Can you write out all the lines word for word, with no pictures?

#### DATA PROVIDED

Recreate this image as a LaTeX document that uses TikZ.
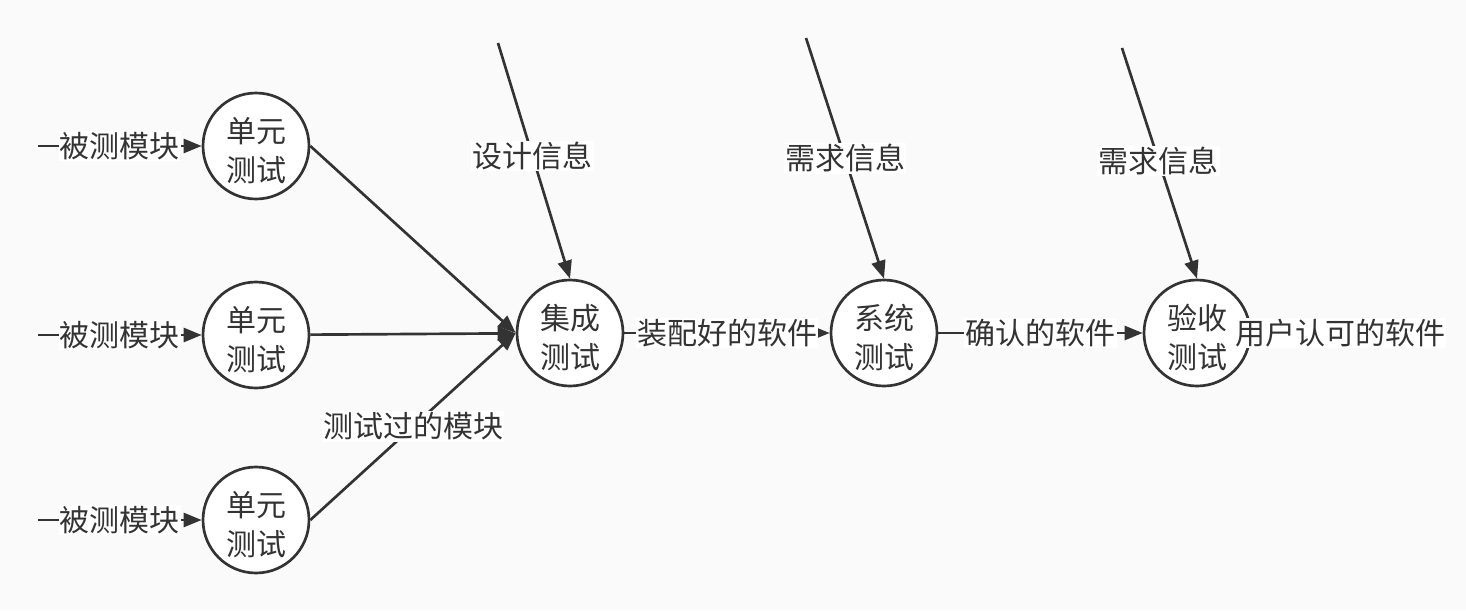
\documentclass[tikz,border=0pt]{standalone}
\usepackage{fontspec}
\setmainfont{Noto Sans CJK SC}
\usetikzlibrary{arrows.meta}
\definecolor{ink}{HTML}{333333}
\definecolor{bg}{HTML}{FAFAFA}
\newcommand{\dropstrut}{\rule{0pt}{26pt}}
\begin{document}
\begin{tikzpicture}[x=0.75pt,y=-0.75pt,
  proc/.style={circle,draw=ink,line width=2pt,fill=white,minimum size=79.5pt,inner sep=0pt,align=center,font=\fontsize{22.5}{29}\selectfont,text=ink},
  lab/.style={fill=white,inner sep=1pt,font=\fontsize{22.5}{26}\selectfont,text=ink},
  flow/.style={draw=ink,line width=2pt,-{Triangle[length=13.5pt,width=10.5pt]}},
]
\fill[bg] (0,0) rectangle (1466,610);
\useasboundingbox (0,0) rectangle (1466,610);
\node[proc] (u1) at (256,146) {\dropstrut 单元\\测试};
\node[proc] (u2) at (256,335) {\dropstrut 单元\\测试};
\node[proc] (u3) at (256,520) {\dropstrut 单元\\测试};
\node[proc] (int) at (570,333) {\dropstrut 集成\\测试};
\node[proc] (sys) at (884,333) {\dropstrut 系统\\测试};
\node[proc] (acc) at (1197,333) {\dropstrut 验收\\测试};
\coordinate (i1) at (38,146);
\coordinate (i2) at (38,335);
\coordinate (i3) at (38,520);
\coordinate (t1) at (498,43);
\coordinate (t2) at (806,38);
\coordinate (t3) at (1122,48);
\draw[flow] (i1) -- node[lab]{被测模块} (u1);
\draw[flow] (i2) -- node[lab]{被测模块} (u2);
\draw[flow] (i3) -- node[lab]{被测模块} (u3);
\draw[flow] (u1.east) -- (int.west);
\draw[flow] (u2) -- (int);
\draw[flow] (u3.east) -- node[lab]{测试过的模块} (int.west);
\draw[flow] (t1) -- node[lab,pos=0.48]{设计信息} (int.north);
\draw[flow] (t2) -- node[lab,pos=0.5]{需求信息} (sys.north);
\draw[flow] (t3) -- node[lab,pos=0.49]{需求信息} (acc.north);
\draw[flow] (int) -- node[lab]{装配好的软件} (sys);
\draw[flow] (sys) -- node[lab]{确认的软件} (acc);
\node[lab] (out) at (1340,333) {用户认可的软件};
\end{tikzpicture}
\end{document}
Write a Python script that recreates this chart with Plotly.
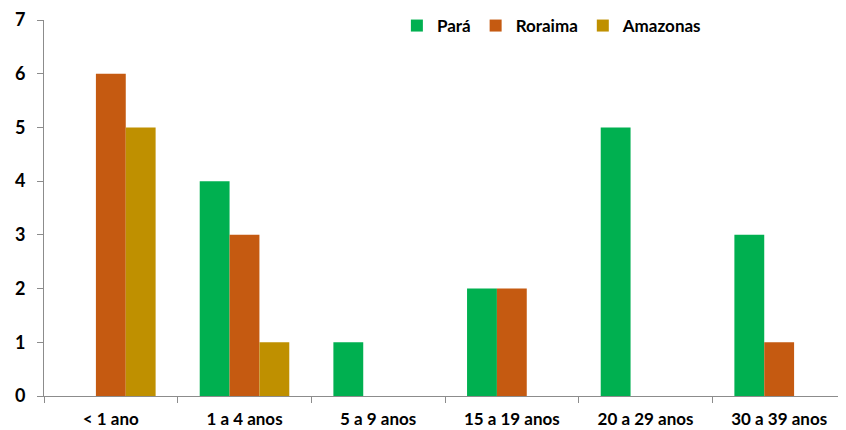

########

> **THE RESPONSE**
Recreate this image as a LaTeX document that uses TikZ.
\documentclass[tikz,border=0pt]{standalone}
\usepackage{fontspec}
\setmainfont{Noto Sans CJK SC}
\usetikzlibrary{arrows.meta}
\definecolor{ink}{HTML}{333333}
\definecolor{bg}{HTML}{FAFAFA}
\newcommand{\dropstrut}{\rule{0pt}{26pt}}
\begin{document}
\begin{tikzpicture}[x=0.75pt,y=-0.75pt,
  proc/.style={circle,draw=ink,line width=2pt,fill=white,minimum size=79.5pt,inner sep=0pt,align=center,font=\fontsize{22.5}{29}\selectfont,text=ink},
  lab/.style={fill=white,inner sep=1pt,font=\fontsize{22.5}{26}\selectfont,text=ink},
  flow/.style={draw=ink,line width=2pt,-{Triangle[length=13.5pt,width=10.5pt]}},
]
\fill[bg] (0,0) rectangle (1466,610);
\useasboundingbox (0,0) rectangle (1466,610);
\node[proc] (u1) at (256,146) {\dropstrut 单元\\测试};
\node[proc] (u2) at (256,335) {\dropstrut 单元\\测试};
\node[proc] (u3) at (256,520) {\dropstrut 单元\\测试};
\node[proc] (int) at (570,333) {\dropstrut 集成\\测试};
\node[proc] (sys) at (884,333) {\dropstrut 系统\\测试};
\node[proc] (acc) at (1197,333) {\dropstrut 验收\\测试};
\coordinate (i1) at (38,146);
\coordinate (i2) at (38,335);
\coordinate (i3) at (38,520);
\coordinate (t1) at (498,43);
\coordinate (t2) at (806,38);
\coordinate (t3) at (1122,48);
\draw[flow] (i1) -- node[lab]{被测模块} (u1);
\draw[flow] (i2) -- node[lab]{被测模块} (u2);
\draw[flow] (i3) -- node[lab]{被测模块} (u3);
\draw[flow] (u1.east) -- (int.west);
\draw[flow] (u2) -- (int);
\draw[flow] (u3.east) -- node[lab]{测试过的模块} (int.west);
\draw[flow] (t1) -- node[lab,pos=0.48]{设计信息} (int.north);
\draw[flow] (t2) -- node[lab,pos=0.5]{需求信息} (sys.north);
\draw[flow] (t3) -- node[lab,pos=0.49]{需求信息} (acc.north);
\draw[flow] (int) -- node[lab]{装配好的软件} (sys);
\draw[flow] (sys) -- node[lab]{确认的软件} (acc);
\node[lab] (out) at (1340,333) {用户认可的软件};
\end{tikzpicture}
\end{document}
Write a Python script that recreates this chart with Plotly.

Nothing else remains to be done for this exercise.